Arum also said the rematch could only take place if Pacquiao would agree to it.

Several weeks before the fight, it was already reported several times that there was a rematch clause in the Pacquiao-Bradley contract with no less than Arum himself was quoted in news items as the source. “I don’t know why the scoring was the way it was, but it was certainly not based on any consideration of a rematch,” Arum insisted.

The fact that there was a rematch clause on the contract, boxing fans will always suspect there were shady deals when the Pacquiao-Bradley match was being cooked.

By lambasting the decision but at the same time absolving the Nevada judges, Arum is confusing the public. He could have directly invited Kizer to represent the judges in the post-fight press conference instead of running berserk all by his lonesome self during the press conference as if he was the most aggrieved party in the highway robbery.

 

INVESTIGATE

 

Several hours later, Arum was reported as saying he would call the Attorney-General in Nevada to investigate the imbroglio that marred Bradley’s coronation as new WBO 147-lb champion. Arum has virtually blamed the judges for the fiasco and, in effect, washing his hands. His holier-than-thou antics and Pontius Pilate-like speech suggest that he is not blameless in the entire hullabaloo. As the most influential person in the world of professional boxing, he knows many things that most boxing fans don’t.  Backdoor operators and shrewd negotiators always come out clean when the goings get tough. Subalterns or the pawns in chess are always the first casualties.

It appears now that the judges who gave the fight to Bradley have become the veritable sacrificial lambs as they are being crucified and called names “for doing their job” so that the real perpetrators are shielded from public wrath.

 

FINAL

 

No boxing judges in recent memory have been asked to explain their score sheets in public however controversial was the outcome of the championship fight they’d officiated. The judges’ verdict is always final and could not be reversed.

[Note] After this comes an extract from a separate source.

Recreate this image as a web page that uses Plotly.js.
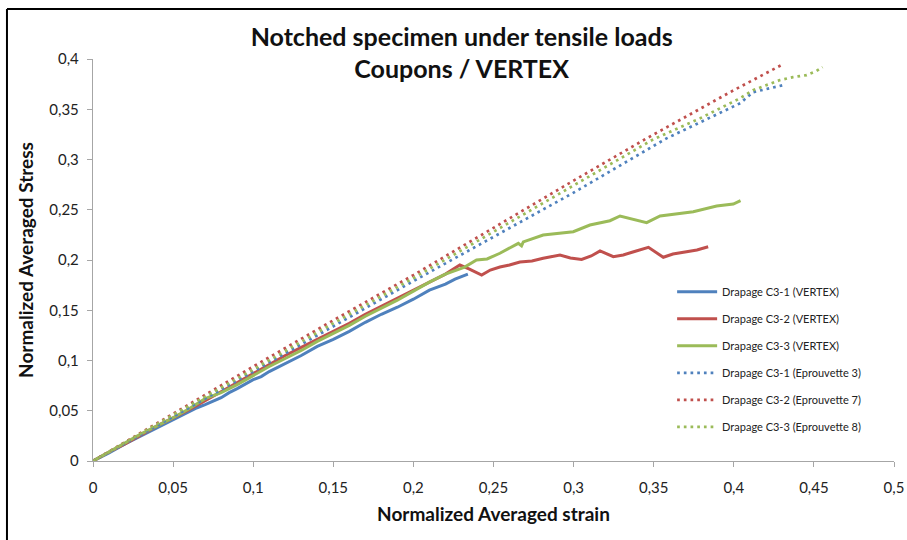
<!DOCTYPE html>
<html>
<head>
<meta charset="utf-8">
<script src="https://cdn.plot.ly/plotly-3.0.1.min.js"></script>
<style>html,body{margin:0;padding:0;background:#fff;}#chart{width:907px;height:540px;}</style>
</head>
<body>
<div id="chart"></div>
<script>
// ---- Data ----
const c31VertexX = [0,0.01,0.02,0.03,0.04,0.05,0.06,0.065,0.07,0.08,0.085,0.09,0.10,0.105,0.11,0.12,0.13,0.14,0.15,0.16,0.17,0.18,0.19,0.20,0.21,0.22,0.226,0.234];
const c31VertexY = [0,0.008,0.017,0.025,0.033,0.041,0.049,0.053,0.056,0.063,0.068,0.072,0.081,0.084,0.089,0.097,0.105,0.114,0.121,0.129,0.138,0.146,0.153,0.161,0.170,0.176,0.181,0.186];

const c32VertexX = [0,0.01,0.02,0.03,0.04,0.05,0.06,0.07,0.08,0.09,0.10,0.11,0.12,0.13,0.14,0.15,0.16,0.17,0.18,0.19,0.20,0.21,0.22,0.229,0.235,0.2426,0.248,0.254,0.26,0.2665,0.274,0.281,0.2915,0.298,0.305,0.311,0.3165,0.3248,0.331,0.337,0.3467,0.356,0.362,0.3705,0.377,0.384];
const c32VertexY = [0,0.009,0.017,0.026,0.035,0.043,0.051,0.060,0.069,0.078,0.087,0.096,0.105,0.113,0.121,0.129,0.137,0.146,0.154,0.162,0.170,0.178,0.186,0.195,0.191,0.185,0.190,0.193,0.195,0.198,0.199,0.2017,0.205,0.202,0.2006,0.204,0.209,0.2033,0.205,0.208,0.2126,0.2027,0.206,0.2083,0.210,0.2132];

const c33VertexX = [0,0.01,0.02,0.03,0.04,0.05,0.06,0.07,0.08,0.09,0.10,0.11,0.12,0.13,0.14,0.15,0.16,0.17,0.18,0.19,0.20,0.21,0.22,0.232,0.2394,0.246,0.254,0.2655,0.2675,0.2686,0.281,0.2998,0.3102,0.3227,0.329,0.3456,0.354,0.3747,0.3893,0.3997,0.4042];
const c33VertexY = [0,0.009,0.018,0.027,0.035,0.043,0.052,0.062,0.068,0.076,0.085,0.094,0.102,0.110,0.119,0.127,0.135,0.144,0.152,0.160,0.169,0.178,0.186,0.193,0.200,0.201,0.2067,0.2166,0.214,0.218,0.2249,0.2282,0.2348,0.2391,0.2438,0.2371,0.2438,0.248,0.2537,0.2557,0.259];

const c31TestX = [0,0.05,0.10,0.15,0.20,0.25,0.30,0.358,0.404,0.412,0.431];
const c31TestY = [0,0.044,0.089,0.134,0.179,0.223,0.267,0.321,0.356,0.367,0.374];

const c32TestX = [0,0.05,0.10,0.15,0.20,0.25,0.30,0.3456,0.40,0.431];
const c32TestY = [0,0.047,0.094,0.140,0.185,0.232,0.279,0.321,0.369,0.395];

const c33TestX = [0,0.05,0.10,0.15,0.20,0.25,0.30,0.3497,0.379,0.404,0.412,0.4288,0.437,0.4455,0.4516,0.4554];
const c33TestY = [0,0.046,0.091,0.137,0.182,0.228,0.274,0.320,0.341,0.361,0.369,0.379,0.382,0.384,0.388,0.392];

const seriesNames = ['Drapage C3-1 (VERTEX)','Drapage C3-2 (VERTEX)','Drapage C3-3 (VERTEX)',
  'Drapage C3-1 (Eprouvette 3)','Drapage C3-2 (Eprouvette 7)','Drapage C3-3 (Eprouvette 8)'];

const xTickVals = [0,0.05,0.1,0.15,0.2,0.25,0.3,0.35,0.4,0.45,0.5];
const xTickText = ['0','0,05','0,1','0,15','0,2','0,25','0,3','0,35','0,4','0,45','0,5'];
const yTickVals = [0,0.05,0.1,0.15,0.2,0.25,0.3,0.35,0.4];
const yTickText = ['0','0,05','0,1','0,15','0,2','0,25','0,3','0,35','0,4'];

// ---- Styling ----
const BLUE = '#4F81BD', RED = '#C0504D', GREEN = '#9BBB59';
const FONT = 'Lato, "Open Sans", sans-serif';

function solid(x, y, name, color, g) {
  return {x: x, y: y, name: name, type: 'scatter', mode: 'lines', legendgroup: g,
    line: {color: color, width: 3}, hoverinfo: 'x+y'};
}
function dotted(x, y, name, color, g) {
  return {x: x, y: y, name: name, type: 'scatter', mode: 'lines', legendgroup: g,
    line: {color: color, width: 2.7, dash: '2.7px,4px'}, hoverinfo: 'x+y'};
}

const traces = [
  solid(c31VertexX, c31VertexY, seriesNames[0], BLUE, 'g1'),
  solid(c32VertexX, c32VertexY, seriesNames[1], RED, 'g2'),
  solid(c33VertexX, c33VertexY, seriesNames[2], GREEN, 'g3'),
  dotted(c31TestX, c31TestY, seriesNames[3], BLUE, 'g4'),
  dotted(c32TestX, c32TestY, seriesNames[4], RED, 'g5'),
  dotted(c33TestX, c33TestY, seriesNames[5], GREEN, 'g6')
];

const AXC = '#A6A6A6';
const layout = {
  width: 907, height: 540,
  margin: {l: 93, r: 13, t: 59, b: 79},
  paper_bgcolor: '#fff', plot_bgcolor: '#fff',
  font: {family: FONT, color: '#222'},
  title: {
    text: 'Notched specimen under tensile loads<br>Coupons / VERTEX',
    font: {family: FONT, size: 25, color: '#111', weight: 'bold'},
    x: 0.509, xref: 'container', xanchor: 'center',
    y: 0.915, yref: 'container', yanchor: 'middle'
  },
  xaxis: {
    range: [0, 0.5], tickvals: xTickVals, ticktext: xTickText,
    showline: true, linecolor: AXC, linewidth: 1.2, ticks: 'outside', ticklen: 5, tickcolor: AXC,
    ticklabelstandoff: 8,
    showgrid: false, zeroline: false, tickfont: {size: 15, color: '#222'},
    title: {text: 'Normalized Averaged strain', font: {size: 19, color: '#111', weight: 'bold'}, standoff: 12}
  },
  yaxis: {
    range: [0, 0.4], tickvals: yTickVals, ticktext: yTickText,
    showline: true, linecolor: AXC, linewidth: 1.2, ticks: 'outside', ticklen: 5, tickcolor: AXC,
    ticklabelstandoff: 5,
    showgrid: false, zeroline: false, tickfont: {size: 15, color: '#222'},
    title: {text: 'Normalized Averaged Stress', font: {size: 19, color: '#111', weight: 'bold'}, standoff: 10}
  },
  legend: {
    x: 0.723, y: 0.457, xanchor: 'left', yanchor: 'top',
    font: {size: 11, color: '#222'}, itemwidth: 40, tracegroupgap: 8,
    bgcolor: 'rgba(0,0,0,0)'
  },
  showlegend: true,
  shapes: [
    {type: 'line', xref: 'paper', yref: 'paper', x0: -0.1074, x1: -0.1074, y0: -0.25, y1: 1.1244,
      line: {color: '#000', width: 2}},
    {type: 'line', xref: 'paper', yref: 'paper', x0: -0.1074, x1: 1.05, y0: 1.1244, y1: 1.1244,
      line: {color: '#000', width: 2}}
  ]
};

Plotly.newPlot('chart', traces, layout, {staticPlot: true, displayModeBar: false});
</script>
</body>
</html>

There was no trip to the guillotine for Nevada judges Jose Juan Guerra and Dave Moretti when they scored in favor of Sugar Ray Leonard, 118-115 and 115-113 respectively, for a split decision that awarded him Marvelous Marvin Hagler’s WBC middleweight belt on April 6, 1987 at the Caesar’s Palace in Las Vegas. In that highly controversial bout, boxing fans believed only judge Lou Filippo, who scored 115-113 for the defending champion Hagler, was not part of conspiracy to rob Hagler.